Guangxi Arts University
- Type: Public
- Established: 1938
- President: Huang Gesheng
- Location: 7th Jiaoyu Road, Nanning, Guangxi 530022, China 22°48′20″N 108°20′08″E﻿ / ﻿22.80556°N 108.33556°E
- Campus: Urban;
- Website: www.gxau.edu.cn

= Guangxi Arts University =

Art school in Guangxi, China

Guangxi Arts University (GXAU), formerly known as Guangxi Arts Institute (广西艺术学院 (Guǎngxī Yìshù Xuéyuàn)), is an art school located in the city of Nanning, the capital of Guangxi Zhuang Autonomous Region in China.

==Location==
It occupies an area of 107,400 square meters on the border of Nanhu lake, spread over two campuses. Its address is seventh Jiaoyu Road, Nanning, Guangxi 530022 P.R. China.

==History==
Guangxi Arts Institute was founded in 1938. It is one of the six provincial comprehensive arts institutions of higher learning in China and the only comprehensive arts institute in Guangxi.

==Faculty and colleges==
The university has seven colleges: the College of Fine Arts, the College of Design, the Guilin Academy of Chinese Painting, the College of Music, the College of Dance, the College of Humanities and the College of Film, Television and Communication. It has an affiliated middle school. The institute offers 13 undergraduate programs and 42 majors. The programs include fine arts, painting, sculpture, advertisement, animation, art design, musicology, composition and composition theories, dance, dance choreography, dance performance, and broadcasting and anchoring. The institute is authorized to confer master's degrees in musicology, fine arts and design with 42 directions.

The president is Mr. Huang Gesheng, a famous Chinese painting artist. The institute has a faculty of 418, of whom 37 are professors, 104 associate professors and 79 supervisors master candidates.

Teaching facilities include painting studios, piano rooms, a concert hall, a rehearsal hall, a multimedia classroom, computer classrooms, specialized labs, teaching studios, and computer music studios.
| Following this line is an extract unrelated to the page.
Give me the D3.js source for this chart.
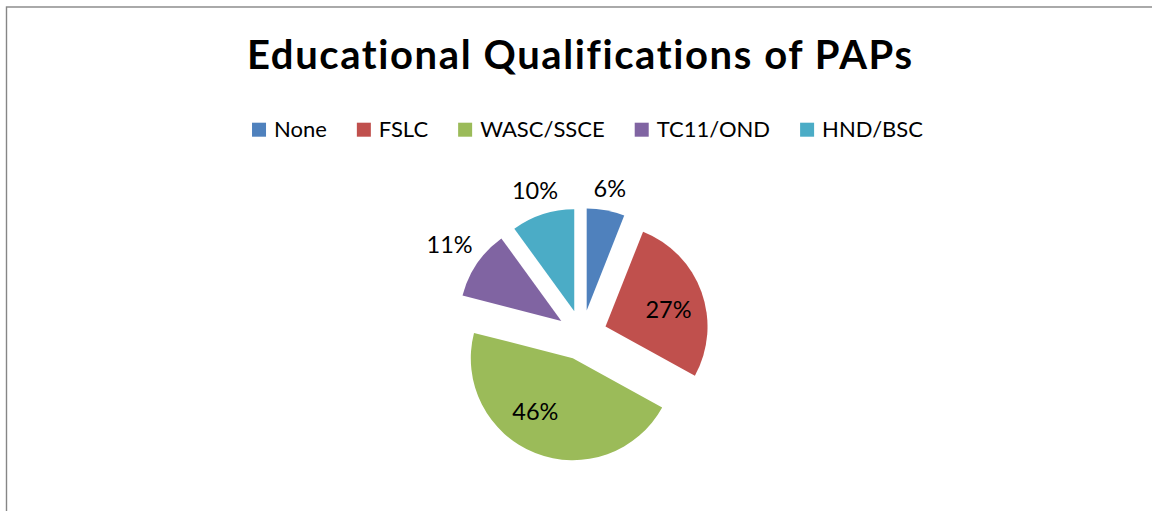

Its provincial key research bases of Guangxi Ethnic Minority Traditional Arts Research Center, Lijiang Painting Style Research Center, and the Comics and Animation Research Center provide excellent places for teaching and practice. The education provided by the institute is personalized and imbued with distinct local and ethnic features. The Lijiang painting style, with Huang as its chairman and art professors as its main members, is influential in China and abroad.

==Awards and recognition==

Guangxi Arts University ranks highly among art schools of the same kind in China. In the national undergraduate Education Level Evaluation carried out by the Ministry of Education, GXAI was awarded the Excellent grade. It carries out cooperative programs and cultural exchanges with art institutions in Thailand and Vietnam, as well as with many universities in the U.S., Russia, Canada, and Ukraine. Delegations from the institute have been invited to institutions abroad as well.